Andrew Garfield (Hacksaw Ridge and The Social Network) stars as Sam, a twenty-something who lives in Silver Lake, a neighborhood in Los Angeles. Silver Lake is a gentrified area near downtown L. A., which is known for its LGBTQ population, as well as its hipster culture, expressed in its boutiques, coffee shops and indie music scene. Sam seems to spend the predominance of his time, going to said coffee shops during the day or parties of indie music bands at night. He's mostly though hanging out on the balcony of his apartment complex that faces an inner courtyard with a pool. On his balcony, he can sit and strum his guitar or use his binoculars to spy on his neighbors.

When we see Sam spying on his neighbors with those binoculars, one might immediately be reminded of when Stewart's character did the same in his second film with Hitchcock, that of Rear Window (1954). Stewart's character spied due to him being trapped in a wheelchair in his apartment and unable to do much of anything else. Here, Sam does so for prurient or lascivious reasons. One of his neighbors is a topless woman who frequently steps out onto her balcony with nothing covering her bare breasts.

Riley Keough (It Comes At Night and American Honey) co-stars as Sarah, another neighbor living in the same apartment building as Sam. The way she's photographed and viewed it's clear that she's the equivalent of the Hitchcock blonde. Even though she's not given as much to do, here she could also be the equivalent to Kim Novak's character in Vertigo (1958), the fourth and final film between Stewart and Hitchcock.

Sam becomes obsessed with Sarah, just as Stewart's character became obsessed with Novak's. Stewart and Novak's characters seemingly spend more time together before Stewart's character becomes obsessed. Sam and Sarah spend less than a day together. Stewart's character had a mental illness and his obsession was prompted by an extreme event that he himself had witnessed or thought he had witnessed. Sam presumably has no mental illness and his obsession isn't prompted by any extreme event.

Sarah disappears one day and Sam is told that she moved. It's not as if he suspects foul play or he's led to believe that something went wrong or something bad happened. After meeting her once and possibly having romantic designs on her, he sets out to try to find her, ignoring the fact that he's gotten an eviction notice and doesn't appear to have a job or any prospects of any income. Apparently, Mitchell doesn't want us to worry or take Sam's financial problems seriously because Sam sure doesn't. By the end, he'll just find someone to mooch off.

The main focus seems to be on the mystery, a mystery of subliminal messages and conspiracy theories. Sam follows a series of clues that takes him to various places around town. Each clue leads him to a person or situation that's supposed to be ominous or foreboding.
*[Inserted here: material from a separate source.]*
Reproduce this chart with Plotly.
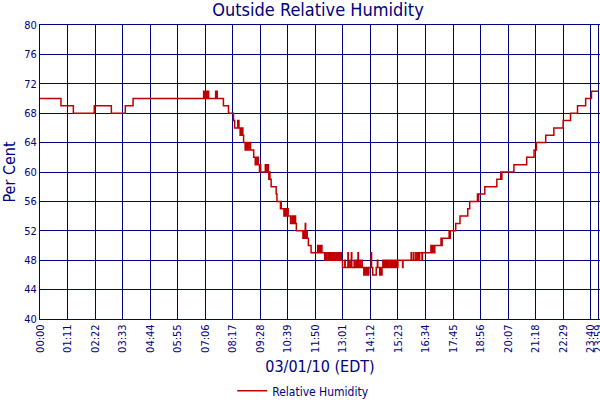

Where it leads isn't to a place that matches that ominous or foreboding feeling. Where it leads is to a place that's just as masturbatory as the majority of the film.

Mitchell perhaps meant for the film to lead to a place that he sees as comical. His sense of humor here sways from meta-references like Sam's hand being stuck to a comic book of Spider-Man, which acknowledges Garfield's role in The Amazing Spider-Man (2012), to just outright grossness like a close-up shot of a toilet bowl filled with urine and large human feces. He also sways from slapstick, such as Sam getting sprayed by a skunk to an absurd moment of him popping up in a grocery store. There's moments of violence, but it's not clear if any of it can be taken with any consequence.

This movie just feels all over the place. A better modern-day film noir about a young man searching for a missing girl is Brick (2005). That film by Rian Johnson treated its film noir part with a bit more heft, if not a lot more than Mitchell does. Otherwise, this film just seems like an excuse for Mitchell to photograph various women either topless or scantily clad.

Rated R for strong sexual content, graphic nudity, violence, language and drug use.
Running Time: 2 hrs. and 19 mins.

Played in limited release and now available on VOD.